> **OBJECTIVE**: Quote all of the data exactly as given. Skip every picture it contains.

++++++

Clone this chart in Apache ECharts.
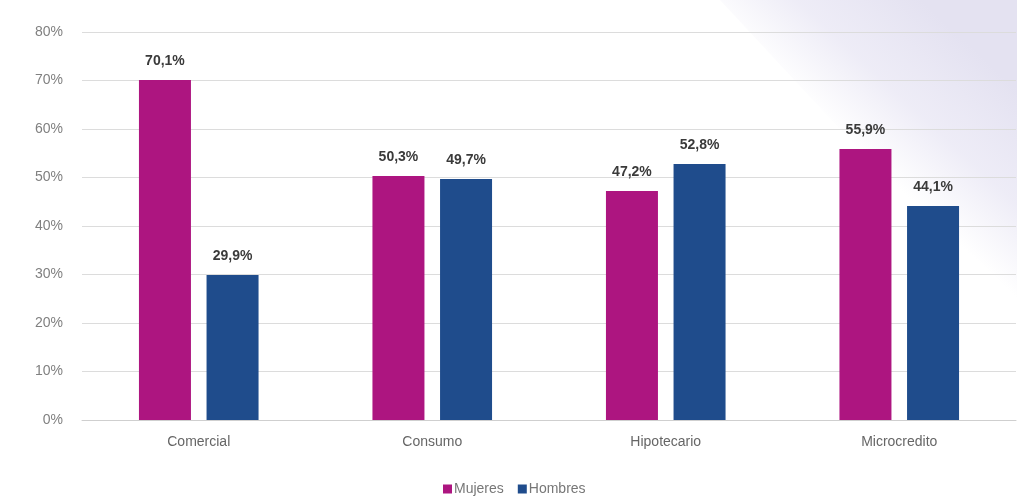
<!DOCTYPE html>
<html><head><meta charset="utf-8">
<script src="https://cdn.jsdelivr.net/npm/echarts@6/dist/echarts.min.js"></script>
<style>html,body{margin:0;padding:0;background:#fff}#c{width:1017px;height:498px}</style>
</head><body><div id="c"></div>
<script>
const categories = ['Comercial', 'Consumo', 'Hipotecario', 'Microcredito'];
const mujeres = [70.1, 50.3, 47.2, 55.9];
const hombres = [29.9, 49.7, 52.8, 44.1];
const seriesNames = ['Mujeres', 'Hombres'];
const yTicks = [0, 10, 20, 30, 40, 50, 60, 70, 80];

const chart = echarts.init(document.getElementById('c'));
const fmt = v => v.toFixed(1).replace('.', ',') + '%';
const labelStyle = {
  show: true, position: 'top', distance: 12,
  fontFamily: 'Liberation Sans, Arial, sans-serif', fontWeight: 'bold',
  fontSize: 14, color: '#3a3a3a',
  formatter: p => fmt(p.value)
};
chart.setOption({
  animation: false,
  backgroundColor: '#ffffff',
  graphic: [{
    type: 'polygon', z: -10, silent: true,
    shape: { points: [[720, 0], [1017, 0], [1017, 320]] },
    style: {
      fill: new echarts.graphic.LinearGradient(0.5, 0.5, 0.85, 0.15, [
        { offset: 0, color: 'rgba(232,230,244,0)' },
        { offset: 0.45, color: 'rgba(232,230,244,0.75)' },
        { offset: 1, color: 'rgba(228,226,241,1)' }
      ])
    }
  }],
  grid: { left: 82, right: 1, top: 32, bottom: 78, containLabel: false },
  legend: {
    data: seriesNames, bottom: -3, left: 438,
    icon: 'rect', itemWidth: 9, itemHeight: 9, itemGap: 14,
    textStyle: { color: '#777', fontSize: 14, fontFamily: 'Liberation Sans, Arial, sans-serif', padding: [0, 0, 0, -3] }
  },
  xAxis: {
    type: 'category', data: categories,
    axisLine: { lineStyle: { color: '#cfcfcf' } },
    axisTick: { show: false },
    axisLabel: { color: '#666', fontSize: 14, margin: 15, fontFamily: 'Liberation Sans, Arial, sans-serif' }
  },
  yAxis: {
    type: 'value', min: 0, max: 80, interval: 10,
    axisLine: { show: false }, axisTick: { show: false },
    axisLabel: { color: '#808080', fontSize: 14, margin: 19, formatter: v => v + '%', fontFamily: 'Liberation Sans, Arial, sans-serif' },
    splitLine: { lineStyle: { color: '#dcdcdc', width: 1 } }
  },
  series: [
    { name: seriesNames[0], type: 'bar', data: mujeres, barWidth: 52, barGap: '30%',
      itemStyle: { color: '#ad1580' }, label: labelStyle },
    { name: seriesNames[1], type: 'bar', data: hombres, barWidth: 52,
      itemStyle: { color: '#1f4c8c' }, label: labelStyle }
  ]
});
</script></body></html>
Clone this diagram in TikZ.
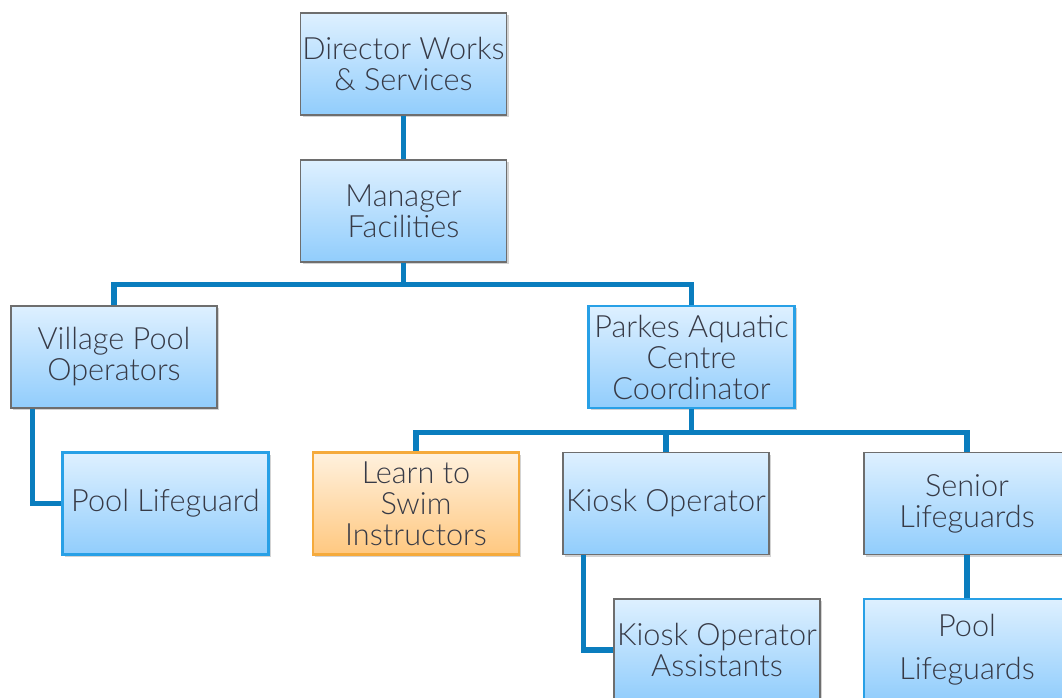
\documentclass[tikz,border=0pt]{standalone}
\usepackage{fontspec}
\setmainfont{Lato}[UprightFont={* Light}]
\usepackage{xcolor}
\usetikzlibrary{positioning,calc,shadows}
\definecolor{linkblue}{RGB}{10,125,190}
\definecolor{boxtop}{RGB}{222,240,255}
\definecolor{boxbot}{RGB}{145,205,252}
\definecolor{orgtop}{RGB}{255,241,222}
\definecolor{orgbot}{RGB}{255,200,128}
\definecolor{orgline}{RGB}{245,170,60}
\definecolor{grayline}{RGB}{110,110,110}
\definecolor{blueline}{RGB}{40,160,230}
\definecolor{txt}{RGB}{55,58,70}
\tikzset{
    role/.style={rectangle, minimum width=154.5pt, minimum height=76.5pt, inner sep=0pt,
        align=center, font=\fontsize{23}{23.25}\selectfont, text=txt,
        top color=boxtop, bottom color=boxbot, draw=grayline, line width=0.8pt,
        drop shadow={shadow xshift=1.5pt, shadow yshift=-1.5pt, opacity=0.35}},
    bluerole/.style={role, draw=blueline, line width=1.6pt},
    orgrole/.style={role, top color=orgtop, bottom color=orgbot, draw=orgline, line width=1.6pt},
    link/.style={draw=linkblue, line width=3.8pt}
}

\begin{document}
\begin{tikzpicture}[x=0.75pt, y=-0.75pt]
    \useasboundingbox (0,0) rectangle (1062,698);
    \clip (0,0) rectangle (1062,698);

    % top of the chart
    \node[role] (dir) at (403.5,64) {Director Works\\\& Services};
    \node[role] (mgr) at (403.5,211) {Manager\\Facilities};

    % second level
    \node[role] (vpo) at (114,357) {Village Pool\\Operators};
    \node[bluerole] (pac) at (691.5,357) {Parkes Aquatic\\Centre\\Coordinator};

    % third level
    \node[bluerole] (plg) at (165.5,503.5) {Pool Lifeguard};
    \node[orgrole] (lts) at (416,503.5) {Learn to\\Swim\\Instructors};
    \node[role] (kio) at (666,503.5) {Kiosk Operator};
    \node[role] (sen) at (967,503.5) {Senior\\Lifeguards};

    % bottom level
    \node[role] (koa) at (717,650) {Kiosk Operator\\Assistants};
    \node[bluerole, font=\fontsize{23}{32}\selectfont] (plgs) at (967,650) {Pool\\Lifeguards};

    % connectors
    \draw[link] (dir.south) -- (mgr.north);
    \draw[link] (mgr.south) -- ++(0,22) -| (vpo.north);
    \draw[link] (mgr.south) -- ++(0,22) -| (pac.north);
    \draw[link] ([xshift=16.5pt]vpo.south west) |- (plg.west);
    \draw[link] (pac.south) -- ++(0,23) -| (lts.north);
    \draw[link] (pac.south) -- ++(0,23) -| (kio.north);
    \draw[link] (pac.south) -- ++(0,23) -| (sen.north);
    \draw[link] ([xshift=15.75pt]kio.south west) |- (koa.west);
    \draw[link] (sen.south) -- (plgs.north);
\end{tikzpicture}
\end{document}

++++++

> **SOLUTION**:
Clone this chart in Apache ECharts.
<!DOCTYPE html>
<html><head><meta charset="utf-8">
<script src="https://cdn.jsdelivr.net/npm/echarts@6/dist/echarts.min.js"></script>
<style>html,body{margin:0;padding:0;background:#fff}#c{width:1017px;height:498px}</style>
</head><body><div id="c"></div>
<script>
const categories = ['Comercial', 'Consumo', 'Hipotecario', 'Microcredito'];
const mujeres = [70.1, 50.3, 47.2, 55.9];
const hombres = [29.9, 49.7, 52.8, 44.1];
const seriesNames = ['Mujeres', 'Hombres'];
const yTicks = [0, 10, 20, 30, 40, 50, 60, 70, 80];

const chart = echarts.init(document.getElementById('c'));
const fmt = v => v.toFixed(1).replace('.', ',') + '%';
const labelStyle = {
  show: true, position: 'top', distance: 12,
  fontFamily: 'Liberation Sans, Arial, sans-serif', fontWeight: 'bold',
  fontSize: 14, color: '#3a3a3a',
  formatter: p => fmt(p.value)
};
chart.setOption({
  animation: false,
  backgroundColor: '#ffffff',
  graphic: [{
    type: 'polygon', z: -10, silent: true,
    shape: { points: [[720, 0], [1017, 0], [1017, 320]] },
    style: {
      fill: new echarts.graphic.LinearGradient(0.5, 0.5, 0.85, 0.15, [
        { offset: 0, color: 'rgba(232,230,244,0)' },
        { offset: 0.45, color: 'rgba(232,230,244,0.75)' },
        { offset: 1, color: 'rgba(228,226,241,1)' }
      ])
    }
  }],
  grid: { left: 82, right: 1, top: 32, bottom: 78, containLabel: false },
  legend: {
    data: seriesNames, bottom: -3, left: 438,
    icon: 'rect', itemWidth: 9, itemHeight: 9, itemGap: 14,
    textStyle: { color: '#777', fontSize: 14, fontFamily: 'Liberation Sans, Arial, sans-serif', padding: [0, 0, 0, -3] }
  },
  xAxis: {
    type: 'category', data: categories,
    axisLine: { lineStyle: { color: '#cfcfcf' } },
    axisTick: { show: false },
    axisLabel: { color: '#666', fontSize: 14, margin: 15, fontFamily: 'Liberation Sans, Arial, sans-serif' }
  },
  yAxis: {
    type: 'value', min: 0, max: 80, interval: 10,
    axisLine: { show: false }, axisTick: { show: false },
    axisLabel: { color: '#808080', fontSize: 14, margin: 19, formatter: v => v + '%', fontFamily: 'Liberation Sans, Arial, sans-serif' },
    splitLine: { lineStyle: { color: '#dcdcdc', width: 1 } }
  },
  series: [
    { name: seriesNames[0], type: 'bar', data: mujeres, barWidth: 52, barGap: '30%',
      itemStyle: { color: '#ad1580' }, label: labelStyle },
    { name: seriesNames[1], type: 'bar', data: hombres, barWidth: 52,
      itemStyle: { color: '#1f4c8c' }, label: labelStyle }
  ]
});
</script></body></html>
Clone this diagram in TikZ.
\documentclass[tikz,border=0pt]{standalone}
\usepackage{fontspec}
\setmainfont{Lato}[UprightFont={* Light}]
\usepackage{xcolor}
\usetikzlibrary{positioning,calc,shadows}
\definecolor{linkblue}{RGB}{10,125,190}
\definecolor{boxtop}{RGB}{222,240,255}
\definecolor{boxbot}{RGB}{145,205,252}
\definecolor{orgtop}{RGB}{255,241,222}
\definecolor{orgbot}{RGB}{255,200,128}
\definecolor{orgline}{RGB}{245,170,60}
\definecolor{grayline}{RGB}{110,110,110}
\definecolor{blueline}{RGB}{40,160,230}
\definecolor{txt}{RGB}{55,58,70}
\tikzset{
    role/.style={rectangle, minimum width=154.5pt, minimum height=76.5pt, inner sep=0pt,
        align=center, font=\fontsize{23}{23.25}\selectfont, text=txt,
        top color=boxtop, bottom color=boxbot, draw=grayline, line width=0.8pt,
        drop shadow={shadow xshift=1.5pt, shadow yshift=-1.5pt, opacity=0.35}},
    bluerole/.style={role, draw=blueline, line width=1.6pt},
    orgrole/.style={role, top color=orgtop, bottom color=orgbot, draw=orgline, line width=1.6pt},
    link/.style={draw=linkblue, line width=3.8pt}
}

\begin{document}
\begin{tikzpicture}[x=0.75pt, y=-0.75pt]
    \useasboundingbox (0,0) rectangle (1062,698);
    \clip (0,0) rectangle (1062,698);

    % top of the chart
    \node[role] (dir) at (403.5,64) {Director Works\\\& Services};
    \node[role] (mgr) at (403.5,211) {Manager\\Facilities};

    % second level
    \node[role] (vpo) at (114,357) {Village Pool\\Operators};
    \node[bluerole] (pac) at (691.5,357) {Parkes Aquatic\\Centre\\Coordinator};

    % third level
    \node[bluerole] (plg) at (165.5,503.5) {Pool Lifeguard};
    \node[orgrole] (lts) at (416,503.5) {Learn to\\Swim\\Instructors};
    \node[role] (kio) at (666,503.5) {Kiosk Operator};
    \node[role] (sen) at (967,503.5) {Senior\\Lifeguards};

    % bottom level
    \node[role] (koa) at (717,650) {Kiosk Operator\\Assistants};
    \node[bluerole, font=\fontsize{23}{32}\selectfont] (plgs) at (967,650) {Pool\\Lifeguards};

    % connectors
    \draw[link] (dir.south) -- (mgr.north);
    \draw[link] (mgr.south) -- ++(0,22) -| (vpo.north);
    \draw[link] (mgr.south) -- ++(0,22) -| (pac.north);
    \draw[link] ([xshift=16.5pt]vpo.south west) |- (plg.west);
    \draw[link] (pac.south) -- ++(0,23) -| (lts.north);
    \draw[link] (pac.south) -- ++(0,23) -| (kio.north);
    \draw[link] (pac.south) -- ++(0,23) -| (sen.north);
    \draw[link] ([xshift=15.75pt]kio.south west) |- (koa.west);
    \draw[link] (sen.south) -- (plgs.north);
\end{tikzpicture}
\end{document}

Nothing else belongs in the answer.